The hold that phones have on adolescents today is well-documented, but teachers say parents are often not aware to what extent students use them inside the classroom. And increasingly, experts are speaking with one voice on the question of how to handle it: Ban phones during classes.
“Students used to have an understanding that you aren’t supposed to be on your phone in class. Those days are gone,” said James Granger, who requires students in his science classes at a Los Angeles-area high school to place their phones in “a cellphone cubby” with numbered slots. “The only solution that works is to physically remove the cellphone from the student.”
Most schools already have rules regulating student phone use, but they are enforced sporadically.
Nationally, 77% of U.S. schools say they prohibit cellphones at school for non-academic use, according to the National Center for Education Statistics.
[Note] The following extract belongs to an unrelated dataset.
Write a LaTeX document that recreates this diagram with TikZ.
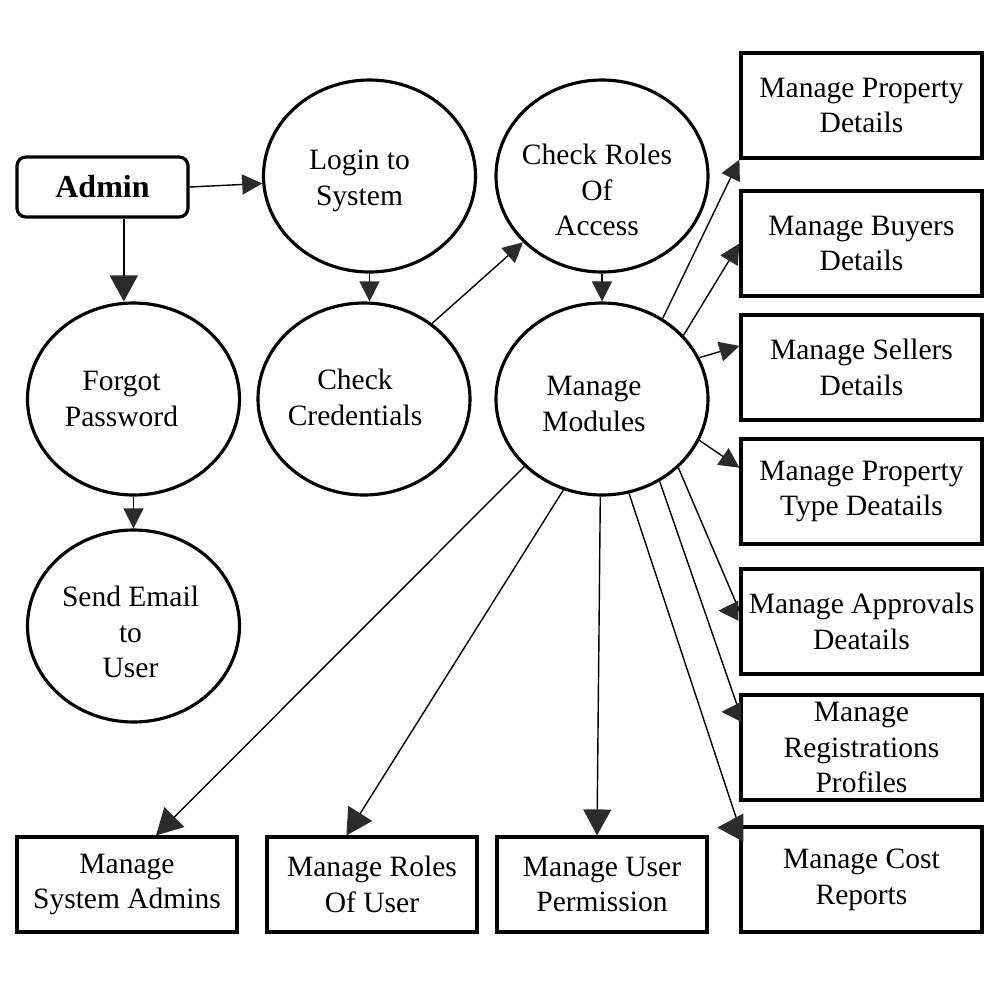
\documentclass[tikz,border=0pt]{standalone}
\usepackage{fontspec}
\setmainfont{Liberation Serif}
\usepackage{tikz}
\definecolor{HeadGray}{HTML}{2B2B2B}
\usetikzlibrary{shapes.geometric,arrows.meta,positioning,calc}

\begin{document}
\begin{tikzpicture}[x=0.1mm, y=-0.1mm,
        every node/.style={font=\fontsize{8.4}{10.2}\selectfont, align=center},
        proc/.style={ellipse, draw, line width=0.9pt, minimum width=21.2mm, minimum height=19.2mm, inner sep=0pt},
        proctext/.style n args={3}{label={[shift={(#1,#2)}]center:#3}},
        task/.style={rectangle, draw, line width=0.9pt, minimum width=24.1mm, minimum height=10.5mm, inner sep=1pt},
        flow/.style={-{Triangle[length=2mm,width=2mm,color=HeadGray]}, line width=0.4pt},
        bigflow/.style={-{Triangle[length=2.6mm,width=2.8mm,color=HeadGray]}, line width=0.4pt}]
\useasboundingbox (0,0) rectangle (1000,1000);

%the actor
\node[draw, rounded corners=2.5pt, line width=0.9pt, minimum width=17.1mm, minimum height=6mm,
      font=\fontsize{9.1}{10}\selectfont\bfseries] (admin) at (102.5,187) {Admin};

%the processes
\node[proc, proctext={-10}{5}{Login to\\System}] (login) at (369.5,176) {};
\node[proc, proctext={-5}{14}{Check Roles\\Of\\Access}] (roles) at (602,176) {};
\node[proc, proctext={-12}{0}{Forgot\\Password}] (forgot) at (133.5,399) {};
\node[proc, proctext={-9}{-2}{Check\\Credentials}] (cred) at (364,399) {};
\node[proc, proctext={-8}{5}{Manage\\Modules}] (mm) at (602,399) {};
\node[proc, proctext={-3}{6}{Send Email\\to\\User}] (email) at (133.5,626) {};

%right column of modules
\foreach \n/\y/\t in {pd/105.5/{Manage Property\\Details}, bd/243.5/{Manage Buyers\\Details},
        sd/367.5/{Manage Sellers\\Details}, pt/491.5/{Manage Property\\Type Deatails},
        ap/621.5/{Manage Approvals\\Deatails}, rp/747.5/{Manage\\Registrations\\Profiles},
        cr/879.5/{Manage Cost\\Reports}}{
    \node[task] (\n) at (861.5,\y) {\t};
}

%bottom row of modules
\node[task, minimum width=22mm, minimum height=9.5mm] (sa) at (127,884.5) {Manage\\System Admins};
\node[task, minimum width=21mm, minimum height=9.5mm] (ru) at (372,884.5) {Manage Roles\\Of User};
\node[task, minimum width=21mm, minimum height=9.5mm] (up) at (602,884.5) {Manage User\\Permission};

%login flow
\draw[flow] (admin.east) -- (login.184);
\draw[bigflow] (admin.-56) -- (admin.-56 |- forgot.north);
\draw[flow] (forgot) -- (email);
\draw[flow] (login.south) -- (login.south |- cred.north);
\draw[flow] (cred.48) -- (roles.220);
\draw[flow] (roles) -- (mm);

%modules to the right
\draw[flow] (mm.53) -- (pd.south west);
\draw[flow] (mm.38) -- (bd.west);
\draw[flow] (mm.23) -- ($(sd.north west)!0.3!(sd.south west)$);
\draw[flow] (mm.-23) -- ($(pt.north west)!0.28!(pt.south west)$);
\draw[flow] (mm.-42) -- ($(ap.north west)!0.4!(ap.south west)$) -- ++(-21,0);
\draw[flow] (mm.-55) -- ($(rp.north west)!0.17!(rp.south west)$) -- ++(-18,0);
\draw[bigflow] (mm.-74) -- ($(cr.north west)!0.02!(cr.south west)$) -- ++(-22,0);

%modules to the bottom
\draw[bigflow] (mm.221) -- ($(sa.north west)!0.63!(sa.north east)$);
\draw[bigflow] (mm.247) -- ($(ru.north west)!0.38!(ru.north east)$);
\draw[bigflow] (mm.269) -- ($(up.north)+(-5,0)$);
\end{tikzpicture}
\end{document}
But that number is misleading. It does not mean students are following those bans or all those schools are enforcing them.
A study last year from Common Sense Media found that 97% of kids use their phones during school hours, and that kids say school cellphone policies vary — often from one classroom to another — and aren’t always enforced.
For a ban to work, educators and experts say the school administration must be the one to enforce it and not leave that task to teachers. The Phone-Free Schools Movement, an advocacy group formed last year by concerned mothers, says policies that allow students to keep phones in their backpacks are ineffective.